At least this thread shows that hopefully there will be at least one other person thats similar to us. And to be honest staying in and playing 'tame' drinking games and actually being able to chat and get to know flat mates sounds a lot better than going out to a club with strangers you have just met and only able to communicate by shouting.
Good thread :biggrin:
Basically, you'll meet people VERY easily, so don't worry about that.

In fact, I don't remember much of my freshers week, but I woke up after every night with new numbers in my phone so people must be friendly :colondollar:

Don't worry about it.. whether you drink or not, it'll be the best experience of your life if you make the most of it.

Can't wait to do it all again next month :biggrin:
Original post by bumblebee342
It depends on whether you put yourself out there. I was super quiet starting uni and had never really found talking to new people that easy, if anything I'd found it uncomfortable. But I knew what I wanted out of freshers and living in halls (to meet people and make friends), so I made myself socialise with the people I was living with and my coursemates. I was fine and made friends, which I never expected, but it was only because I put myself out there. If you come out of your room and make an effort to interact with people you shouldn't have a problem - everyone's in the same position and you'll all be trying to make friends!

Posted from TSR Mobile


This is making me feel a lot less anxious. I guess I'm just worried people won't like me, but if I have enough friends now then I guess it can't be too hard making friends in uni if I just push myself. Gotta get out of my comfort zone, I guess. Thanks!

Original post by returnmigrant
If your anxiety is this serious (ie. you are describing this issue as 'significant') then talk to your GP before you arrive at Uni.

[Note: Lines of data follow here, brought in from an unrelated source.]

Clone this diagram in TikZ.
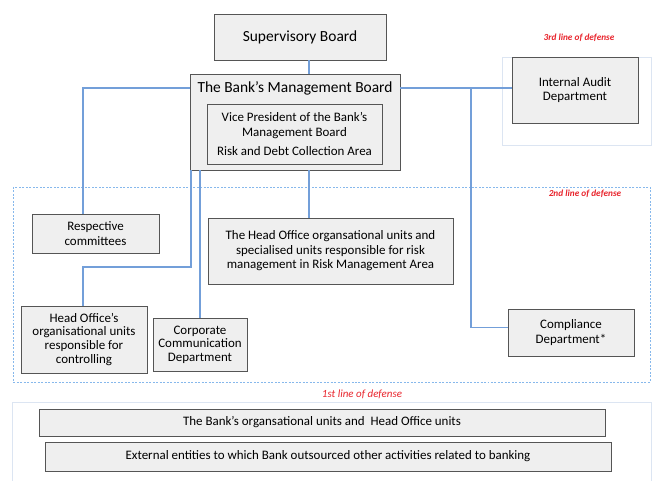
\documentclass[tikz,border=0pt]{standalone}
\usepackage{fontspec}
\setmainfont{Carlito}
\usetikzlibrary{shadows,positioning}
\definecolor{linkblue}{HTML}{739FD9}
\definecolor{boxfill}{HTML}{EFEFEF}
\definecolor{boxline}{HTML}{555555}
\definecolor{defred}{HTML}{E8232B}
\definecolor{dashblue}{HTML}{86B8EC}
\definecolor{paleblue}{HTML}{DCE5F2}
\tikzset{
  unit/.style={
    draw = boxline,
    fill = boxfill,
    line width = 0.8pt,
    align = center,
    inner sep = 2pt,
    font = \fontsize{13}{14.5}\selectfont,
    drop shadow = {shadow xshift=1.3pt, shadow yshift=-1.3pt, fill=black!55, opacity=0.6}
  },
}
\tikzset{
  link/.style={
    draw = linkblue,
    line width = 1.5pt
  },
  defense/.style={
    text = defred,
    font = \fontsize{9.3}{10}\selectfont\bfseries\itshape,
    inner sep = 1pt
  },
  lineframe/.style={
    draw = dashblue,
    line width = 1pt,
    dash pattern = on 2pt off 1.5pt
  },
  paleframe/.style={
    draw = paleblue,
    line width = 0.6pt
  }
}

\begin{document}
\begin{tikzpicture}[x=1bp,y=-1bp]
    \useasboundingbox (0,0) rectangle (652,481);

    % lines of defense
    \draw[paleframe] (502,57) rectangle (651,145);
    \draw[lineframe] (13,187) rectangle (650,382);
    \draw[paleframe] (12,402) rectangle (651,490);
    \node[defense] (third) at (579,38) {3rd line of defense};
    \node[defense] (second) at (585,194) {2nd line of defense};
    \node[defense, font=\fontsize{11}{12}\selectfont\itshape] (first) at (362,394) {1st line of defense};

    % boards
    \node[unit, minimum width=172bp, minimum height=46bp, font=\fontsize{15.5}{18}\selectfont] (sb) at (300,37) {Supervisory Board};
    \node[unit, minimum width=210bp, minimum height=96bp] (mb) at (295,122) {};
    \node[font=\fontsize{15.5}{18}\selectfont] (mbt) at (295,88) {The Bank's Management Board};
    \node[unit, minimum width=175bp, minimum height=60bp, font=\fontsize{13}{14.5}\selectfont] (vp) at (294.5,134)
        {Vice President of the Bank's\\Management Board\\[5pt]Risk and Debt Collection Area};
    \node[unit, minimum width=126bp, minimum height=66bp] (ia) at (575,90) {Internal Audit\\Department};

    % 2nd line
    \node[unit, minimum width=127bp, minimum height=39bp, font=\fontsize{13}{15}\selectfont] (rc) at (95.5,233.5) {Respective\\committees};
    \node[unit, minimum width=245bp, minimum height=66bp] (hor) at (330.5,251)
        {The Head Office organsational units and\\specialised units responsible for risk\\management in Risk Management Area};
    \node[unit, minimum width=126bp, minimum height=67bp, font=\fontsize{13}{14}\selectfont] (hoc) at (84,339.5)
        {Head Office's\\organisational units\\responsible for\\controlling};
    \node[unit, minimum width=94bp, minimum height=53bp, font=\fontsize{13}{13.5}\selectfont] (ccd) at (200,344.5)
        {Corporate\\Communication\\Department};
    \node[unit, minimum width=126bp, minimum height=47bp, font=\fontsize{13}{15}\selectfont] (cd) at (571,332.5) {Compliance\\Department*};

    % 1st line
    \node[unit, minimum width=566bp, minimum height=27bp] (bou) at (322,422.5) {The Bank's organsational units and \ Head Office units};
    \node[unit, minimum width=566bp, minimum height=29bp] (ext) at (328,456.5) {External entities to which Bank outsourced other activities related to banking};

    % connectors
    \coordinate (spine) at (309,0);
    \coordinate (lft) at (83,88);
    \coordinate (rgt) at (471,88);
    \coordinate (low) at (83,267);
    \coordinate (edge) at (191,0);
    \draw[link] (sb.south -| spine) -- (mb.north -| spine);
    \draw[link] (mb.south -| spine) -- (hor.north -| spine);
    \draw[link] (mb.west |- lft) -| (rc.north -| lft);
    \draw[link] (mb.east |- rgt) -- (ia.west |- rgt);
    \draw[link] (rgt) |- ([yshift=5pt]cd.west);
    \draw[link] (mb.south -| edge) |- (low) -- (hoc.north -| low);
    \draw[link] (mb.south -| ccd.north) -- (ccd.north);
\end{tikzpicture}
\end{document}
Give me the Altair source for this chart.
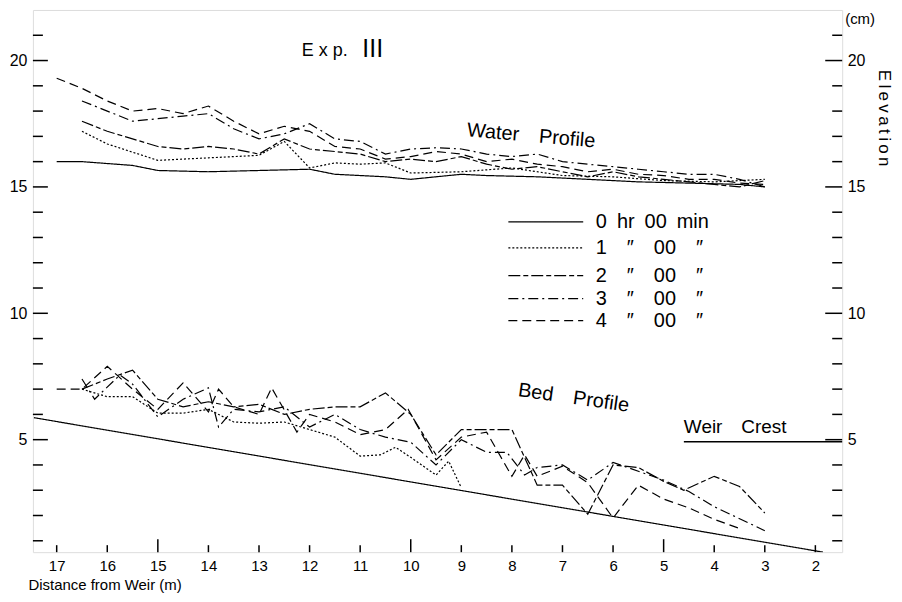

You really do need to get a grip on this sort of thing before you leave home - its the sort of problem that can affect all sorts of relationships throughout your life - work, romance, family etc. and can seriously mess-up your time at Uni.

Any mental-health problem you have can only get exacerbated by the stress/newness of Uni. If you find even talking to 'someone you don't know' this problematic then First Year Uni really isn't a great idea. Go and talk to your GP or any mental-health professional you are already involved with, and get some practical help with these issues. Take a year out of you need to (defer your Uni place until 2015), but I really do advise you to get started on sorting these problems out and getting yourself 'well' before the onslaught of Uni.


I think a lot of my anxiety revolves around school in particular. When I was a little kid my mum took me to the doctors and I can't remember his exact words, but I was "diagnosed" (I think, might be the wrong word) with either a school based anxiety/phobia. It's never really gone away, I just don't have hissy fits in the morning any more.

I'm going to uni in 2015 (hopefully!) so I have time to sort things out a bit. Unfortunately my family puts their reputation above our health, so that mixed with living in the country means I can't actually get professional help. I'm trying to get better as much as I can. Like, I'm pushing myself out of my comfort zone as much as I can. It sounds lame, but I managed to get the bus by myself, order my own food at a restaurant and I saved the new kid at school from the *******s. Like, I wouldn't have been able to do that a few years ago.

I'm going to do what you said as much as I can. I think I'm going to be plagued by mental illness my whole life so I might as well make the most of it. On the upside, if I get into the uni I want to go to then my brother will be there, so I can always go to his place and make him come round with me if I'm feeling antsy.

I rambled a bit, but thank you for your advice!